Performance rules! Optimize for the common case. Because in L3
interrupts are propogated to user-level using IPC, the system may have
to be able to support many IPCs per second (as many as the device can
generate interrupts).
- IPC consists of transfering control and transfering data. The
minimal cost for transfering control is 127 cycles, plus 45 cycles for
TLB misses (see table 3). What are the x86 instructions to enter and
leave the kernel? Why do they consume so much time? (Flush pipeline,
because address space may change.) Do modern processors perform these
operations more efficient? Worse now.
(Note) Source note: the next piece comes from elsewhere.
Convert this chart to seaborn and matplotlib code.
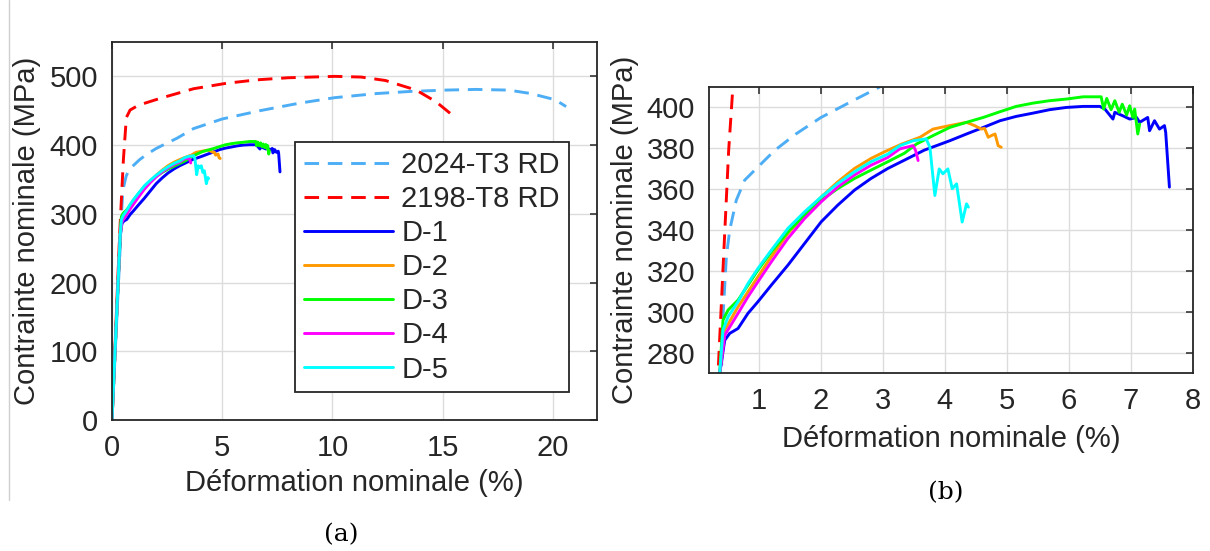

Faster processors optimized
for straight-line code; Traps/Exceptions flush deeper pipeline, cache
misses cost more cycles.
- What are the 5 TLB misses: 1) B's thread control block; loading %cr3
flushes TLB, so 2) kernel text causes miss; iret, accesses both 3) stack and
4+5) user text - two pages B's user code looks at message
- Interface:
- call (threadID, send-message, receive-message, timeout);
- reply_and_receive (reply-message, receive-message, timeout);
- Optimizations:
- New system call: reply_and_receive. Effect: 2 system calls per
RPC.
- Complex messages: direct string, indirect strings, and memory
objects.
- Direct transfer by temporary mapping through a communication
window. The communication window is mapped in B address space and in
A's kernel address space; why is this better than just mapping a page
shared between A and B's address space? 1) Multi-level security, it
makes it hard to reason about information flow; 2) Receiver can't
check message legality (might change after check); 3) When server has
many clients, could run out of virtual address space Requires shared
memory region to be established ahead of time; 4) Not application
friendly, since data may already be at another address, i.e.
applications would have to copy anyway--possibly more copies.
- Why not use the following approach: map the region copy-on-write
(or read-only) in A's address space after send and read-only in B's
address space? Now B may have to copy data or cannot receive data in
its final destination.
- On the x86 implemented by coping B's PDE into A's address space.
Why two PDEs? Maximum message size is 4 Meg, so guaranteed to work
Why not just copy PTEs? Would be much more expensive
- What does it mean for the TLB to be "window clean"? Why do we
care? Means TLB contains no mappings within communication window. We
care because mapping is cheap (copy PDE), but invalidation not; x86
only lets you invalidate one page at a time, or whole TLB Does TLB
invalidation of communication window turn out to be a problem? Not
usually, because have to load %cr3 during IPC anyway
- Thread control block contains stack. Lower part of thread ID
contains TCB number. Can also dededuce TCB address from stack by
taking SP AND bitmask; the SP comes out of the TSS.
- Kernel stack is on same page as tcb. why? 1) Minimizes TLB
misses (since accessing kernel stack will bring in tcb); 2) Allows
very efficient access to tcb -- just mask off lower 12 bits of %esp;
3) With VM, can use lower 32-bits of thread id to indicate which tcb;
4) Using one page per tcb means no need to check if thread is swapped
out (Can simply not map that tcb if shouldn't access it).
- Invariant on queues: queues always hold in-memory TCBs.
- Wakeup queue: set of n unordered wakeup lists, and smart
representation of time so that 32-bit integers can be used in the
common case.
- What is the problem addressed by lazy scheduling?
Conventional approach to scheduling:
A sends message to B:
Move A from ready queue to waiting queue
Move B from waiting queue to ready queue
This requires 58 cycles, including 4 TLB misses. What are TLB misses?
One each for head of ready and waiting queues
One each for previous queue element during the remove
- Lazy scheduling:
Ready queue must contain all ready threads except current one
Might contain other threads that aren't actually ready, though
Each wakeup queue contains all threads waiting in that queue
Again, might contain other threads, too
Scheduler removes inappropriate queue entries when scanning
queue
- Why does this help performance? Only three situations in which
thread gives up CPU but stays ready: send syscall (as opposed to
call), preemption, and hardware interrupts. So very often can IPC into
thread while not putting it on ready list.
- Direct process switch. This section just says you should use
kernel threads instead of continuations.
- Short messages via registers.
- Avoiding unnecessary copies.
- Registers for paramater passing where ever possible: systems
calls and IPC.
- Coding tricks: short offsets, IPC kernel code in one page, avoid
segments, avoid jumps, minimize switch costs. Much of the kernel is
written in assembly!
- Minimizing TLB misses. Try to cram as many things as possible onto
same page: IPC kernel code, GDT, IDT, TSS, all on same page. Actually
maybe can't fit whole tables but put the important parts of tables on
the same page (maybe beginning of TSS, IDT, or GDT only?)
- Is fast IPC enough to get good overall system performance? This
paper doesn't make a statement either way; we have to read their 1997
paper to find find the answer to that question.
- Is the principle of optimizing for performance right? In general,
it is wrong to optimize for performance; other things matter more. Is
IPC the one exception? Maybe, perhaps not.